Compare the shapes of the sampling distributions of the sample mean number of damaged avocado fruit for random samples of 6 moth-infested trees and for random samples of 90 moth-infested trees from the population. Explain your answer.

Mathematics

1 answer:

rewona [7] · Answer 1 · 2022-08-25T09:59:37+03:00

Answer:

By the Central Limit Theorem, both distributions are normal, with mean of 6.4. For samples of size 6, the standard deviation of the the sampling distributions of the sample mean number of damaged avocado fruit is of 0.78, while for samples of 90, it is of 0.2.

Step-by-step explanation:

Central Limit Theorem

The Central Limit Theorem estabilishes that, for a normally distributed random variable X, with mean $\mu$ and standard deviation $\sigma$ , the sampling distribution of the sample means with size n can be approximated to a normal distribution with mean $\mu$ and standard deviation $s = \frac{\sigma}{\sqrt{n}}$ .
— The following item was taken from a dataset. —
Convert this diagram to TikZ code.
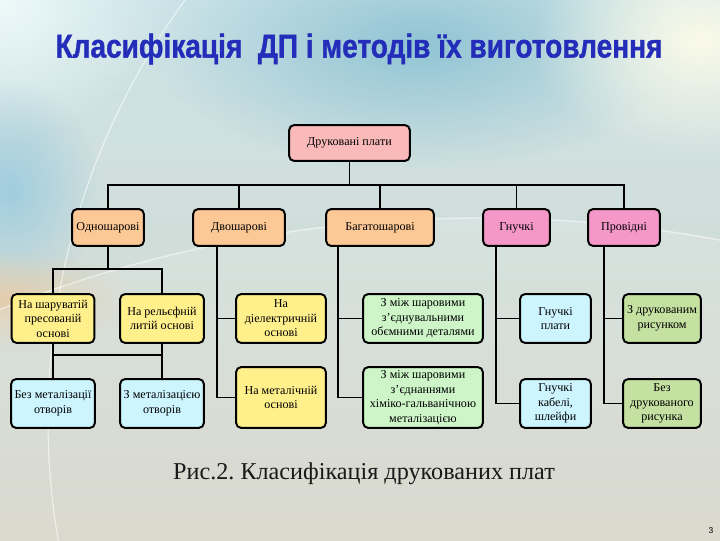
\documentclass[tikz,border=0pt]{standalone}
\usepackage{fontspec}
\usepackage{graphicx}
\setmainfont{Liberation Serif}
\newfontfamily\titlefont{Liberation Sans}[BoldFeatures={FakeBold=1.2}]
\usetikzlibrary{fadings}
\frenchspacing

\definecolor{titleblue}{RGB}{35,45,185}
\definecolor{rootpink}{RGB}{250,186,186}
\definecolor{boxorange}{RGB}{252,200,150}
\definecolor{boxmagenta}{RGB}{245,152,200}
\definecolor{boxyellow}{RGB}{255,240,140}
\definecolor{boxcyan}{RGB}{205,245,255}
\definecolor{boxgreen}{RGB}{205,245,200}
\definecolor{boxolive}{RGB}{196,225,162}
\definecolor{bgtop}{RGB}{205,228,232}
\definecolor{bgbot}{RGB}{213,213,200}
\definecolor{spotteal}{RGB}{145,196,212}
\definecolor{spotcream}{RGB}{250,250,232}
\definecolor{spotwhite}{RGB}{238,250,250}
\definecolor{spotblue}{RGB}{160,205,222}
\definecolor{spottan}{RGB}{228,205,172}

\newcommand{\pxu}{0.7087pt}
\tikzfading[name=softspot, inner color=transparent!0, outer color=transparent!100]

\begin{document}
\begin{tikzpicture}[x=0.025cm, y=-0.025cm,
    box/.style={draw=black, line width=1.4pt, rounded corners=3.5pt, align=center,
      inner sep=1pt, font=\fontsize{8.6}{10.3}\selectfont},
    sz/.style 2 args={minimum width=#1*\pxu, minimum height=#2*\pxu},
    link/.style={draw=black, line width=1.3pt}]
  \useasboundingbox (0,0) rectangle (720,540);

  % background
  \begin{scope}
    \clip (0,0) rectangle (720,540);
    \shade[top color=bgtop, bottom color=bgbot] (0,0) rectangle (720,540);
    \fill[spotteal, path fading=softspot] (420,45) ellipse [x radius=270, y radius=125];
    \fill[spotcream, path fading=softspot] (700,40) ellipse [x radius=170, y radius=120];
    \fill[spotwhite, path fading=softspot] (0,0) ellipse [x radius=160, y radius=140];
    \fill[spotblue, path fading=softspot] (10,190) ellipse [x radius=90, y radius=110];
    \fill[spottan, path fading=softspot] (0,300) ellipse [x radius=140, y radius=50];
    \fill[white, opacity=0.12] (480,1520) circle [radius=1302];
    \draw[white, opacity=0.5, line width=1pt] (480,1520) circle [radius=1302];
    \draw[white, opacity=0.6, line width=0.8pt] (760,420) circle [radius=712];
  \end{scope}

  \node[text=titleblue] (title) at (359,49)
    {\titlefont\bfseries\fontsize{21}{21}\selectfont\scalebox{0.95}[1.12]{Класифікація\ \ ДП і методів їх виготовлення}};

  \begin{scope}[every node/.style={box}]
    \node[fill=rootpink, sz={121}{36}] (root) at (349.5,143) {Друковані плати};
    % first level
    \node[fill=boxorange, sz={72}{37}] (odno) at (108,227.5) {Одношарові};
    \node[fill=boxorange, sz={92}{37}] (dvo) at (239,227.5) {Двошарові};
    \node[fill=boxorange, sz={108}{37}] (bahato) at (380,227.5) {Багатошарові};
    \node[fill=boxmagenta, sz={67}{37}] (hnuch) at (516.5,227.5) {Гнучкі};
    \node[fill=boxmagenta, sz={72}{37}] (prov) at (624,227.5) {Провідні};
    % second level
    \node[fill=boxyellow, sz={83}{49}] (shar) at (53,318.5) {На шаруватій\\пресованій\\основі};
    \node[fill=boxyellow, sz={84}{49}] (rel) at (162,318.5) {На рельєфній\\литій основі};
    \node[fill=boxcyan, sz={84}{49}] (bez) at (53,403.5) {Без металізації\\отворів};
    \node[fill=boxcyan, sz={84}{49}] (zmet) at (162,403.5) {З металізацією\\отворів};
    \node[fill=boxyellow, sz={90}{49}] (diel) at (281,318.5) {На\\діелектричній\\основі};
    \node[fill=boxyellow, sz={90}{61}] (metal) at (281,397.5) {На металічній\\основі};
    \node[fill=boxgreen, sz={120}{49}] (zmizh1) at (423,318.5) {З між шаровими\\з'єднувальними\\обємними деталями};
    \node[fill=boxgreen, sz={120}{61}] (zmizh2) at (423,397.5) {З між шаровими\\з'єднаннями\\хіміко-гальванічною\\металізацією};
    \node[fill=boxcyan, sz={71}{49}] (hplaty) at (555.5,318.5) {Гнучкі\\плати};
    \node[fill=boxcyan, sz={71}{49}] (hkab) at (555.5,403.5) {Гнучкі\\кабелі,\\шлейфи};
    \node[fill=boxolive, sz={78}{49}] (zdruk) at (662,318.5) {З друкованим\\рисунком};
    \node[fill=boxolive, sz={78}{49}] (bezdruk) at (662,403.5) {Без\\друкованого\\рисунка};
  \end{scope}

  \coordinate (bus) at (0,185);
  \coordinate (j1) at (0,269);
  \coordinate (j2) at (0,355);
  \coordinate (t2) at (217,0);
  \coordinate (t3) at (338,0);
  \coordinate (t4) at (496,0);
  \coordinate (t5) at (604,0);

  \begin{scope}[every path/.style={link}]
    \draw (root.south) -- (root.south |- bus);
    \foreach \n in {odno,dvo,bahato,hnuch,prov}
      \draw (root.south |- bus) -| (\n.north);
    \draw (odno.south) -- (odno.south |- j1);
    \draw (odno.south |- j1) -| (shar.north);
    \draw (odno.south |- j1) -| (rel.north);
    \draw (shar.south) -- (bez.north);
    \draw (rel.south) -- (zmet.north);
    \draw (shar.south |- j2) -- (rel.south |- j2);
    \foreach \p/\t/\a/\b in {dvo/t2/diel/metal, bahato/t3/zmizh1/zmizh2,
        hnuch/t4/hplaty/hkab, prov/t5/zdruk/bezdruk} {
      \draw (\p.south -| \t) |- (\a.west);
      \draw (\p.south -| \t) |- (\b.west);
    }
  \end{scope}

  \node[anchor=base, text=black!90] (caption) at (364,479)
    {\fontsize{17.2}{19}\selectfont Рис.2. Класифікація друкованих плат};
  \node[font=\titlefont\fontsize{6}{6}\selectfont] (pagenum) at (711,531) {3};
\end{tikzpicture}
\end{document}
For a skewed variable, the Central Limit Theorem can also be applied, as long as n is at least 30.

A recent article states that the population distribution of the number of damaged avocado fruit on moth-infested avocado trees of this variety is symmetric with mean of 6.4 and standard deviation of 1.9.

So normally distributed, with $\mu = 6.4, \sigma = 1.9$

Samples of 6:

This means that $n = 6, s = \frac{1.9}{\sqrt{6}} = 0.78$

The mean is the same.

Samples of 90:

This means that $n = 90, s = \frac{1.9}{\sqrt{90}} = 0.2$

The mean is the same.

By the Central Limit Theorem, both distributions are normal, with mean of 6.4. For samples of size 6, the standard deviation of the the sampling distributions of the sample mean number of damaged avocado fruit is of 0.78, while for samples of 90, it is of 0.2.